Blatantly denying the accusations against him, Roy Moore broke his silence Friday afternoon speaking to Sean Hannity on his radio show.

"If you abuse a 14-year-old you shouldn't be a Senate candidate," Moore told Hannity. "I agree with that, but I did not do that."

Moore made his comments after the National Republican Senatorial Committee pulled its fundraising efforts with him.

Despite the allegations against him, Moore’s name will remain on the ballot in December’s special election as Alabama’s Republican Nominee for U.S. Senate.

ABC 33/40 spent time in Shelby County Friday to see how voters are responding to the allegations.

Voters in Columbiana, the home of Moore Campaign Chairman Bill Armistead, told ABC 33/40 they are sticking by Moore.
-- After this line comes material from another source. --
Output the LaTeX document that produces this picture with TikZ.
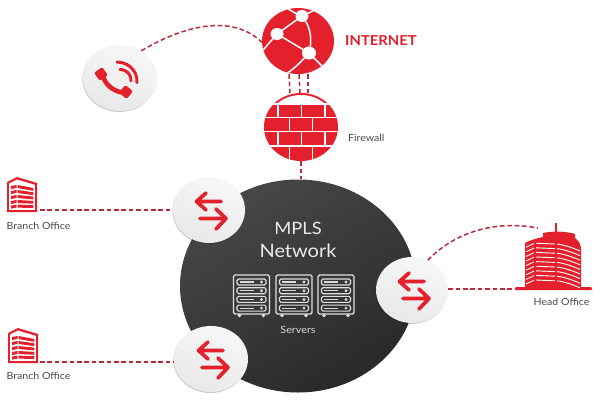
\documentclass[tikz,border=0pt]{standalone}
\usepackage{fontspec}
\setmainfont[FakeStretch=1.08]{Lato}
\usetikzlibrary{shapes.geometric,shadows}
\definecolor{brandred}{HTML}{E4202C}
\definecolor{dashred}{HTML}{B92A3C}
\definecolor{labelgrey}{HTML}{4A4A4A}
\tikzset{
  x=1pt,y=-1pt,
  link/.style={draw=dashred,line width=1.5pt,dash pattern=on 4.6pt off 2.8pt},
  ball/.style={ellipse,inner sep=0pt,minimum width=72pt,minimum height=66pt,
    top color=white!97!black,bottom color=black!9,shading angle=-20,
    drop shadow={shadow xshift=-.6pt,shadow yshift=-1pt,opacity=.2,fill=black}},
  redball/.style={ellipse,inner sep=0pt,fill=brandred},
  whiteline/.style={draw=white,line width=1.5pt},
  swaptip/.style={draw=brandred,line width=3.7pt,line cap=round,line join=round},
  rackline/.style={draw=white!88!black,line width=1.4pt,rounded corners=1.5pt},
  caption/.style={text=labelgrey,font=\fontsize{9.8}{11}\selectfont,inner sep=0pt},
  swap/.pic={
    \draw[swaptip] (12,-8.5) -- (-12.5,-8.5) (-3,-17) -- (-12.5,-8.5) -- (-3,0);
    \draw[swaptip] (-9,8.5) -- (17,8.5) (7,-1) -- (17,8.5) (7,19) -- (17,8.5);
  },
  rack/.pic={
    \draw[rackline] (0,0) rectangle (36,39);
    \foreach \r in {4,12.7,21.4,30.1}{
      \draw[rackline,line width=1.1pt] (3.5,\r) rectangle (32.5,\r+6);
      \draw[white!85!black,line width=1.1pt] (6,\r+3) -- (20,\r+3);
      \fill[white!85!black] (28,\r+3) circle (1.6pt);
    }
    \fill[white!88!black] (6,40.5) circle (1.9pt) (30,40.5) circle (1.9pt);
  },
  branch/.pic={
    \fill[brandred] (0,5) -- (10,0) -- (30,6) -- (30,35) -- (0,35) -- cycle;
    \fill[white] (2.2,6.5) -- (10,2.6) -- (27.8,7.8) -- (27.8,32.8) -- (2.2,32.8) -- cycle;
    \foreach \a/\b in {9/11,14/15.3,19/19.6,24/23.9,28.6/28.2}{
      \fill[brandred] (4,\a) -- (9.5,\a-1) -- (9.5,\a+2) -- (4,\a+3) -- cycle;
      \fill[brandred] (10.5,\a-1) -- (26.3,\b) -- (26.3,\b+2.8) -- (10.5,\a+2) -- cycle;
    }
  },
}
\begin{document}
\begin{tikzpicture}
\useasboundingbox (0,0) rectangle (600,400);
\fill[white] (0,0) rectangle (600,400);

% MPLS cloud
\node[ellipse,inner sep=0pt,minimum width=236pt,minimum height=213pt,
  left color=black!72,right color=black!84,shading angle=30] (mpls) at (298,286) {};

% red discs
\node[redball,minimum width=72pt,minimum height=66pt] (internet) at (298,41) {};
\node[redball,minimum width=74pt,minimum height=68pt] (firewall) at (301,127) {};

% white balls
\node[ball,minimum width=74pt] (phone) at (120,78) {};
\node[ball] (routerA) at (209,210) {};
\node[ball,minimum width=74pt] (routerB) at (211,359) {};
\node[ball] (routerC) at (412,290) {};

% free ends
\coordinate (branchA) at (40,210);
\coordinate (branchB) at (40,362);
\coordinate (headA) at (515,289);
\coordinate (headB) at (538,228);

% connectors
\draw[link] (phone.52) .. controls (190,22) and (235,16) .. (internet.182);
\draw[link] (branchA) -- (routerA.west |- branchA);
\draw[link] (branchB) -- (routerB.west |- branchB);
\draw[link] (routerC.east |- headA) -- (headA);
\draw[link] (routerC.62) .. controls (455,232) and (495,220) .. (headB);
\draw[link] ([xshift=-9pt]internet.south) -- ([xshift=-11pt]firewall.north);
\draw[link] ([xshift=1pt]internet.south) -- ([xshift=-1pt]firewall.north);
\draw[link] ([xshift=10pt]internet.south) -- ([xshift=7pt]firewall.north);
\draw[link,line width=1.7pt] (firewall.south) -- ([xshift=3pt]mpls.north);

% globe
\begin{scope}
  \clip (298,41) ellipse (36pt and 33pt);
  \draw[whiteline] (277,34) -- (302,16) (277,34) -- (309,53);
  \draw[whiteline] (302,16) .. controls (312,28) and (312,42) .. (309,53);
  \draw[whiteline] (277,34) .. controls (272,40) and (266,46) .. (262,52);
  \draw[whiteline] (309,53) .. controls (300,63) and (293,70) .. (284,75);
  \draw[whiteline] (309,53) -- (323,67);
  \draw[whiteline] (302,16) .. controls (296,14) and (290,10) .. (285,7);
  \draw[whiteline] (302,16) -- (317,9);
\end{scope}
\fill[white] (277,34) ellipse (6.5pt and 6pt) (302,16) ellipse (6.5pt and 6pt) (309,53) ellipse (7pt and 6.5pt);

% firewall bricks
\begin{scope}
  \clip (301,127) ellipse (37pt and 34pt);
  \begin{scope}
    \clip (260,90) rectangle (342,104);
    \fill[white] (301,127) ellipse (35pt and 32pt);
  \end{scope}
  \draw[whiteline,line width=1.7pt] (260,104) -- (342,104);
  \draw[whiteline] (260,117.5) -- (342,117.5) (260,131.5) -- (342,131.5) (260,146) -- (342,146);
  \draw[whiteline,line width=1.3pt]
    (278,105) -- (278,117.5) (301.5,105) -- (301.5,117.5) (325,105) -- (325,117.5)
    (289.5,117.5) -- (289.5,131.5) (312.5,117.5) -- (312.5,131.5)
    (278,131.5) -- (278,146) (301.5,131.5) -- (301.5,146) (325,131.5) -- (325,146)
    (289.5,146) -- (289.5,160) (312.5,146) -- (312.5,160);
\end{scope}

% phone icon
\draw[brandred,line width=4.6pt] (103,76) .. controls (105,85) and (115,93) .. (127,93);
\fill[brandred,rounded corners=2pt,rotate around={35:(101,74)}] (96,69) rectangle (106,79);
\fill[brandred,rounded corners=2pt,rotate around={50:(126,92)}] (121,87) rectangle (131,97);
\draw[brandred,line width=3pt,line cap=round] (117,62) arc[start angle=90,end angle=-5,x radius=20pt,y radius=19pt];
\draw[brandred,line width=3pt,line cap=round] (120,69.5) arc[start angle=90,end angle=-5,x radius=11pt,y radius=10.5pt];

% swap arrows
\pic at (209,210) {swap};
\pic at (211,359) {swap};
\pic at (412,290) {swap};

% servers
\pic at (233.5,275) {rack};
\pic at (276,275) {rack};
\pic at (318,275) {rack};

% branches
\pic at (7,177) {branch};
\pic at (8,328) {branch};

% head office
\fill[brandred,rounded corners=1pt] (515,287) rectangle (592,290);
\fill[brandred] (525,288) -- (525,243) .. controls (530,240) and (538,238) .. (543,237)
  -- (543,233) .. controls (552,231) and (565,231) .. (575,234) -- (575,238)
  .. controls (578,240) and (580,242) .. (581,248) -- (581,288) -- cycle;
\draw[brandred,line width=1.2pt] (556,223) -- (556,233);
\foreach \d in {0,1,2,3,4,5,6,7,8}{
  \draw[white,line width=.9pt] (526,246+4.6*\d+1.2) -- (534,243.5+4.6*\d);
  \draw[white,line width=.9pt] (536,243.2+4.6*\d) -- (555,244+4.6*\d);
  \draw[white,line width=.9pt] (557,244+4.6*\d) .. controls (565,245+4.6*\d) and (573,248+4.6*\d) .. (580,251+4.6*\d);
}

% texts
\node[inner sep=0pt,anchor=west,text=brandred,font=\fontsize{13.7}{15}\selectfont\bfseries] (internetlabel) at (345,41) {INTERNET};
\node[caption,anchor=west,font=\fontsize{9.8}{11}\selectfont] (firewalllabel) at (348,137.5) {Firewall};
\node[inner sep=0pt,text=white!92!black,font=\fontsize{17}{20}\selectfont] (mplslabel) at (298,228) {MPLS};
\node[inner sep=0pt,text=white!92!black,font=\fontsize{18.5}{20}\selectfont] (networklabel) at (298,251) {Network};
\node[inner sep=0pt,text=white!85!black,font=\fontsize{10}{11}\selectfont] (serverslabel) at (298,330) {Servers};
\node[caption,anchor=west] (brA) at (6.5,226) {Branch Office};
\node[caption,anchor=west] (brB) at (6.5,376) {Branch Office};
\node[caption,anchor=west] (hoLabel) at (533.5,302) {Head Office};
\end{tikzpicture}
\end{document}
They said they believe him Moore when he says the allegations in the Washington Post report are not true.

Gordon and Nancy Fluker of Wilsonville have been supporting Moore for years. They spoke with us as they ate lunch in Columbiana.

“It's hard to believe the events that transpired yesterday,” Gordon said about the Washington Post report.

The Flukers say they believe Moore, when he says he did not have a sexual encounter with a 14-year-old, when he was 32, which was one of the allegations published by the Washington Post Thursday.

“I believe him that he didn't do it,” Gordon said. “I think it's something someone waited until an opportune moment to put on the news across the world, to downgrade him.”

The Fluker's plan to vote for Moore in December.

“I think most conservative Christians are going to vote for him because they believe in him,” Nancy told us. “They believe in his reputation. They believe in his record. I would think that he's standing by his principles. He lost his job because of his principles. So that's one reason why I think I believe him.”

So does Susan Conn, who owns Main Street Florist in downtown Columbiana.

“I just don't see how he could be guilty now and not be guilty in all these other elections,” said Conn.

Conn voted for Luther Strange in the Republican Primary runoff. Now, she says she will vote for Moore.

“Him being a Christian, I would hate to know he's guilty of anything like that,” said Conn. “He really does seem like he does what he thinks he's supposed to do. I just don't believe he's guilty.”

Out of all the voters we spoke with Friday in Columbiana, we didn’t find one voter who believed the Washington Post report about Moore.

Political scientist Dr. Natalie Davis told ABC 33/40 she believes Moore has a solid 35 to 40 percent of the vote in Alabama, no matter what. Voters like the Flukers will stand by him.

Davis says the question boils down to Republican or Independent suburban voters who may have supported Luther Strange in the Republican runoff: Do they decide to go with Democrat Doug Jones in December? Could they decide to sit this election out?